Revenue For Promotion Sales The Saskatoon Store example essay topic

700 words
Report to Owners of Ruffians Terms of Reference This report is to assess the appropriateness of the accounting methods Saskatoon store used and whether the accounting methods used by the Saskatoon store were fair in the context of the contest. Because Shm evan has 75 stores in the chain, it is important to use a recognized standard as the basis for preparing the statement. Accordingly, I recommend using GAAP. While GAAP are not necessarily the best criteria to settle the unsolved issues, GAAP are widely known and recognized. And basically all recommendations made in this report are supportable in terms of GAAP, fairness, and accrual accounting. The objective in preparing this report is to come up with reasonable and justified assessments for the controversial accounting issues that Saskatoon store has in its measurement of net income in year 2004 and 2005.

Issues The issues to deal with in this report are: the revenue recognition method, inventory valuation method, inventory write off, commercials cost, advance commission payment in 2004, gain from sales of capital assets. Revenue recognition: There are two revenue recognition issues that must be addressed: the critical event approach to recognize revenue in general, the critical event approach to recognize revenue for promotion sales 1. The critical event approach to recognize revenue in general The Saskatoon store normally recognizes revenue when goods are delivered to customers. Delivery of goods is most common applied critical events in critical event approach to recognize revenue.

At this point, the customers have owned the goods and most efforts required by Saskatoon store has been completed. Most costs are known at this time. Collection from the customers is still an open question. Consider Saskatoon store is not new in the business, we can reasonable assure that the amount will be collected. This alternative meets the four criteria and in generally it is reasonable.

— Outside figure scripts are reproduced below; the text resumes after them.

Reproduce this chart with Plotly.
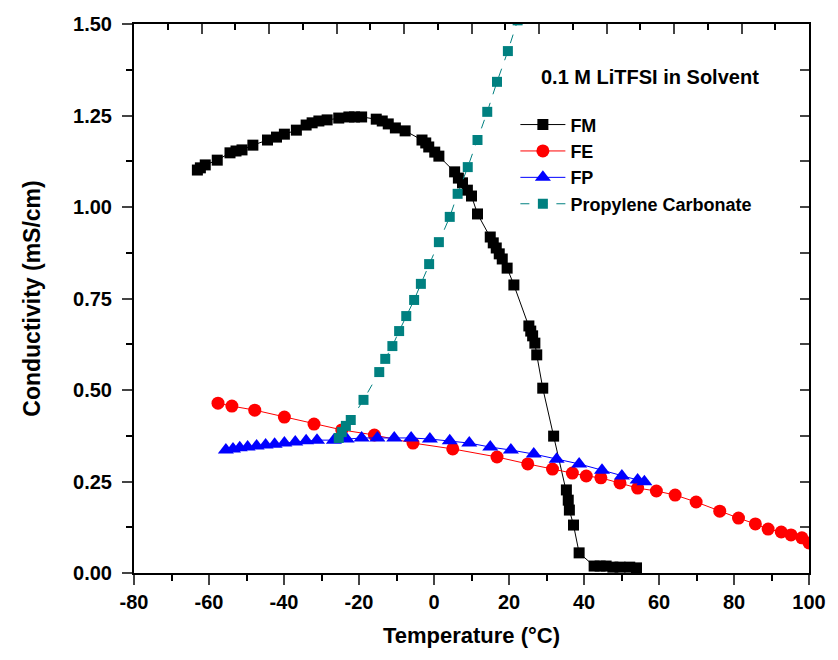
import plotly.graph_objects as go

# ---- data ----
fm_t = [-63.1, -62.3, -61.0, -57.8, -54.4, -52.8, -51.2, -48.3, -44.4, -42.0, -39.9, -36.7,
        -34.1, -32.5, -30.7, -28.5, -25.4, -22.7, -21.2, -19.3, -15.4, -13.8, -12.2, -10.3,
        -7.7, -3.2, -2.2, -1.4, 0.2, 1.3, 5.5, 6.5, 7.6, 8.9, 10.0, 11.6, 15.0, 15.8, 16.6,
        17.4, 18.2, 19.5, 21.3, 25.3, 25.8, 26.3, 26.9, 27.4, 29.0, 31.9, 35.3, 35.8, 36.1,
        37.2, 38.7, 42.7, 44.3, 45.9, 47.7, 49.6, 52.2, 54.0]
fm_s = [1.101, 1.107, 1.115, 1.128, 1.148, 1.153, 1.156, 1.169, 1.183, 1.191, 1.199, 1.210,
        1.224, 1.230, 1.235, 1.238, 1.243, 1.246, 1.246, 1.246, 1.240, 1.235, 1.227, 1.216,
        1.208, 1.183, 1.175, 1.164, 1.150, 1.139, 1.096, 1.079, 1.066, 1.046, 1.030, 0.981,
        0.918, 0.902, 0.888, 0.872, 0.858, 0.833, 0.787, 0.675, 0.661, 0.648, 0.628, 0.596,
        0.505, 0.374, 0.227, 0.199, 0.172, 0.131, 0.055, 0.019, 0.019, 0.019, 0.016, 0.016,
        0.016, 0.014]

fe_t = [-57.6, -53.9, -47.8, -39.9, -32.0, -24.6, -15.9, -5.6, 5.0, 16.8, 25.0, 31.6, 36.9,
        40.6, 44.5, 49.6, 54.3, 59.3, 64.3, 69.9, 76.2, 81.2, 85.7, 89.1, 92.6, 95.2, 98.1,
        100.0]
fe_s = [0.464, 0.456, 0.445, 0.426, 0.407, 0.391, 0.377, 0.355, 0.339, 0.317, 0.298, 0.284,
        0.273, 0.265, 0.260, 0.246, 0.232, 0.224, 0.213, 0.194, 0.169, 0.150, 0.134, 0.120,
        0.112, 0.104, 0.096, 0.082]

fp_t = [-55.5, -53.6, -51.8, -49.7, -47.3, -44.9, -42.5, -39.9, -37.0, -34.1, -31.2, -26.7,
        -23.3, -19.3, -15.1, -10.6, -6.1, -1.1, 4.2, 9.4, 15.0, 20.5, 26.6, 32.7, 38.7, 44.8,
        50.1, 54.3, 56.1]
fp_s = [0.336, 0.339, 0.342, 0.344, 0.347, 0.350, 0.352, 0.355, 0.358, 0.361, 0.363, 0.363,
        0.366, 0.369, 0.369, 0.369, 0.369, 0.366, 0.361, 0.355, 0.344, 0.336, 0.325, 0.311,
        0.298, 0.281, 0.265, 0.254, 0.249]

pc_t = [-25.4, -24.6, -23.5, -22.2, -18.8, -14.6, -13.0, -11.1, -9.3, -7.4, -5.3, -3.5, -1.3,
        1.3, 4.2, 6.3, 9.0, 11.6, 14.2, 16.8, 19.7, 22.3]
pc_s = [0.369, 0.385, 0.402, 0.418, 0.473, 0.549, 0.585, 0.620, 0.661, 0.702, 0.746, 0.790,
        0.844, 0.904, 0.973, 1.036, 1.109, 1.183, 1.260, 1.342, 1.426, 1.51]

x_tickvals = [-80, -60, -40, -20, 0, 20, 40, 60, 80, 100]
x_ticktext = ["-80", "-60", "-40", "-20", "0", "20", "40", "60", "80", "100"]
y_tickvals = [0.0, 0.25, 0.5, 0.75, 1.0, 1.25, 1.5]
y_ticktext = ["0.00", "0.25", "0.50", "0.75", "1.00", "1.25", "1.50"]

FONT = "Liberation Sans, Arial, sans-serif"

fig = go.Figure()
fig.add_trace(go.Scatter(x=fm_t, y=fm_s, name="FM", mode="lines+markers",
                         line=dict(color="black", width=1),
                         marker=dict(symbol="square", size=11, color="black")))
fig.add_trace(go.Scatter(x=fe_t, y=fe_s, name="FE", mode="lines+markers",
                         line=dict(color="#ff0000", width=1),
                         marker=dict(symbol="circle", size=13, color="#ff0000")))
fig.add_trace(go.Scatter(x=fp_t, y=fp_s, name="FP", mode="lines+markers",
                         line=dict(color="#0000ff", width=1),
                         marker=dict(symbol="triangle-up", size=14, color="#0000ff")))
fig.add_trace(go.Scatter(x=pc_t, y=pc_s, name="Propylene Carbonate", mode="lines+markers",
                         line=dict(color="#008080", width=1, dash="dash"),
                         marker=dict(symbol="square", size=10, color="#008080")))
# empty trace to create the mirrored top/right axes
fig.add_trace(go.Scatter(x=[], y=[], xaxis="x2", yaxis="y2", showlegend=False,
                         hoverinfo="skip"))

fig.update_layout(
    width=838, height=660,
    margin=dict(l=134, r=23, t=24, b=87),
    plot_bgcolor="white", paper_bgcolor="white",
    font=dict(family=FONT, size=20, color="black"),
    xaxis=dict(range=[-80, 100], showline=True, linecolor="black", linewidth=2,
               showgrid=False, zeroline=False, ticks="outside", ticklen=10, tickwidth=2,
               tickvals=x_tickvals, ticktext=x_ticktext,
               tickfont=dict(family=FONT, size=20, color="black", weight="bold"),
               minor=dict(dtick=10, tick0=-80, ticks="outside", ticklen=6, tickwidth=2,
                          tickcolor="black", showgrid=False),
               title=dict(text="<b>Temperature (°C)</b>", standoff=16,
                          font=dict(family=FONT, size=22, color="black"))),
    yaxis=dict(range=[0, 1.5], showline=True, linecolor="black", linewidth=2,
               showgrid=False, zeroline=False, ticks="outside", ticklen=10, tickwidth=2,
               tickvals=y_tickvals, ticktext=y_ticktext, ticklabelstandoff=6,
               tickfont=dict(family=FONT, size=20, color="black", weight="bold"),
               minor=dict(dtick=0.125, tick0=0, ticks="outside", ticklen=6, tickwidth=2,
                          tickcolor="black", showgrid=False),
               title=dict(text="<b>Conductivity (mS/cm)</b>", standoff=26,
                          font=dict(family=FONT, size=23, color="black"))),
    xaxis2=dict(overlaying="x", side="top", range=[-80, 100], showline=True,
                linecolor="black", linewidth=2, showgrid=False, zeroline=False,
                ticks="inside", ticklen=10, tickwidth=2, tick0=-80, dtick=18,
                showticklabels=False,
                minor=dict(dtick=9, tick0=-80, ticks="inside", ticklen=6, tickwidth=2,
                           tickcolor="black", showgrid=False)),
    yaxis2=dict(overlaying="y", side="right", range=[0, 1.5], showline=True,
                linecolor="black", linewidth=2, showgrid=False, zeroline=False,
                ticks="inside", ticklen=9, tickwidth=2, tick0=0, dtick=0.125,
                showticklabels=False),
    legend=dict(x=0.565, y=0.85, xanchor="left", yanchor="top",
                bgcolor="rgba(0,0,0,0)", borderwidth=0, itemwidth=45,
                font=dict(family=FONT, size=18, color="black", weight="bold"),
                tracegroupgap=0),
    annotations=[dict(text="<b>0.1 M LiTFSI in Solvent</b>", xref="paper", yref="paper",
                      x=0.764, y=0.9035, xanchor="center", yanchor="middle",
                      showarrow=False, font=dict(family=FONT, size=20, color="black"))],
)

fig.write_html("out.html")
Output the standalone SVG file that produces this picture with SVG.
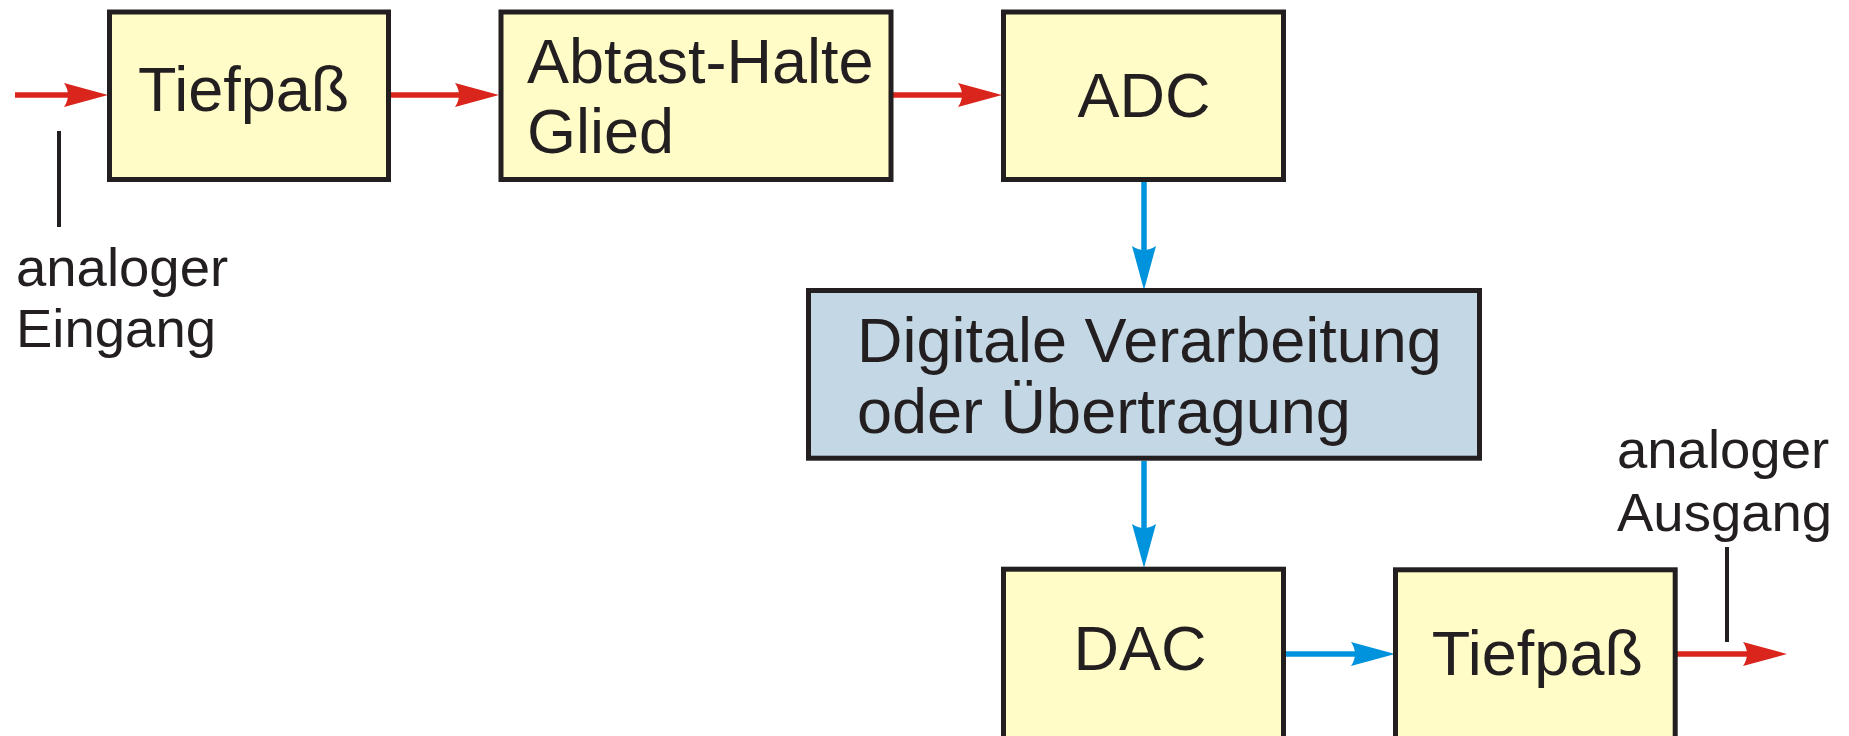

2. The critical event approach to recognize revenue for promotion sales The Saskatoon store ran a promotion in Sep and Oct 2005 that offered significant discounts to customers who make large purchases and allowed the customers return any purchases after 90 days for a full refund for any reason. Alternatives points for recognize this revenue include: a. When goods are delivered to customers b. When services have been fully delivered to customers (when the right-of-return period expired) Although discount sale is normal strategy to promote sales and increase income, from the evidence that sales in Sep and Oct 2005 were significantly higher than in the same months of the previous year and sales in November 2005 declined from 2004 we doubt that Saskatoon store's method to boost the sales: First, from the evidence it is obviously increase the short-term sales but since the business supplies needs are relatively stable, this method will hurt the future sales (that why November sales decline). Second Saskatoon allows its customers to return any purchases after 90 days for a full refund for any reason.

Therefore after the goods were delivered to the customers, there are uncertainties costs that may be incurred. For example, the customers who made large purchases with discounted price in September or October may find some of the purchased merchandises are not necessary and will return to the store. This kind of return goods is a significant cost for the store. So although method a is justified in general situation, in this case the store should make an estimating amount of allowance for the returns and recognize the amount as expense in 2005.

Because under GAAP matching, expense is reported in the same period as revenue that the expense helped to earn. If the management cannot make the estimation of the allowance, it would be appropriate to defer revenue recognition until after the right-of-return period has expired. For the store used the delivery critical event approach to recognize the revenue of the September and October discount sales in 2005 fiscal year, the possible costs of the return were ignored and the income of September and October was overstated. Therefore, this recognition method is unjustified.